This lecture will to shed light on the rich, complex, historical, ever evolving indigenous architecture of North America and its potential influence on the wider planning and design community.
The lecture is divided into 3 parts:
1- Ancient Gifts - from indigenous people who lived in North America long ago
2- Verbal Gifts - those passed down from indigenous elders
3- Emerging Gifts - that go beyond the stereotype
Highlighted projects will illustrate Native American design as “Native Diversity place/Tribal Story place/University Campus Native place/Reconnecting place, Teaching place/Honoring place/Helping place.
B I O :
Johnpaul Jones has a distinguished 40-year career as an architect and founding partner of Jones & Jones. Earning his Bachelor of Architecture from the University of Oregon in 1967, his design philosophy emerged from his Cherokee-Choctaw ancestors, which connects him to the natural world, animal world, spirit world, and human world.
Mr. Jones’ designs have won widespread acclaim for their reverence for the earth, for paying deep respect to regional architectural traditions and native landscapes, and for heightening understanding of indigenous people and cultures of America. Johnpaul has led the design of numerous landmark civic and cultural projects, including notably the Vancouver Landbridge in Vancouver, Washington and the Smithsonian’s National Museum of the American Indian on the Mall in Washington, D.C.

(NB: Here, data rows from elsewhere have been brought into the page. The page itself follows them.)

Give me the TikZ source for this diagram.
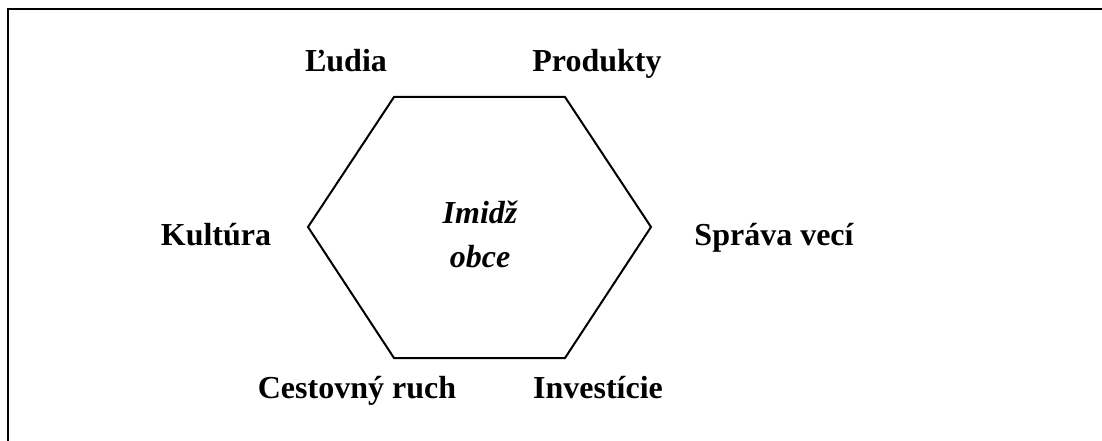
\documentclass[tikz,border=0pt]{standalone}
\usepackage{fontspec}
\setmainfont{Liberation Serif}
\begin{document}
\begin{tikzpicture}[
  x=1pt, y=-1pt,
  label/.style={font=\fontsize{32}{36}\selectfont\bfseries, anchor=base, inner sep=0pt},
  centre/.style={font=\fontsize{32}{36}\selectfont\bfseries\itshape, anchor=base, inner sep=0pt},
  edge/.style={draw, line width=2pt, line join=miter},
  frame/.style={draw, line width=2.5pt}
  ]
  \useasboundingbox (0,0) rectangle (1102,441);
  % frame
  \coordinate (fbl) at (8,441);
  \coordinate (ftl) at (8,9);
  \coordinate (ftr) at (1102,9);
  \draw[frame] (fbl) -- (ftl) -- (ftr);
  % hexagon
  \coordinate (hl) at (308,227);
  \coordinate (htl) at (394,97);
  \coordinate (htr) at (565,97);
  \coordinate (hr) at (651,227);
  \coordinate (hbr) at (565,358);
  \coordinate (hbl) at (394,358);
  \draw[edge] (hl) -- (htl) -- (htr) -- (hr) -- (hbr) -- (hbl) -- cycle;
  % labels
  \node[label] (ludia) at (346,72) {Ľudia};
  \node[label] (produkty) at (597,72) {Produkty};
  \node[label] (kultura) at (216,245) {Kultúra};
  \node[label] (sprava) at (774,245) {Správa vecí};
  \node[label] (cestovny) at (357,398) {Cestovný ruch};
  \node[label] (investicie) at (598,398) {Investície};
  \node[centre] (imidz) at (480,223) {Imidž};
  \node[centre] (obce) at (480,267) {obce};
\end{tikzpicture}
\end{document}
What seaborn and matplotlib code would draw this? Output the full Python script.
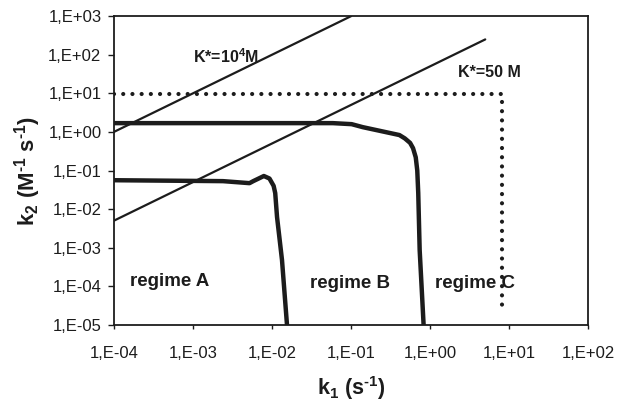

A Fellow in the American Institute of Architects, Johnpaul’s designs have won a stream of local and national awards. In 2006, Johnpaul received the AIA Seattle Medal, conferred by the Seattle Chapter of the American Institute of Architects, for his leadership in design. He was also the recipient of the 2006 Executive Excellence3 Award form the American Indian Science and Engineering Society (AISES). In 2005, Johnpaul returned to his alma mater to receive the University of Oregon Distinguished Service Award for “not just designing buildings, but creating places that incorporate both the practical and the spiritual, and for heightening human sensitivity to cultural and environmental issues.”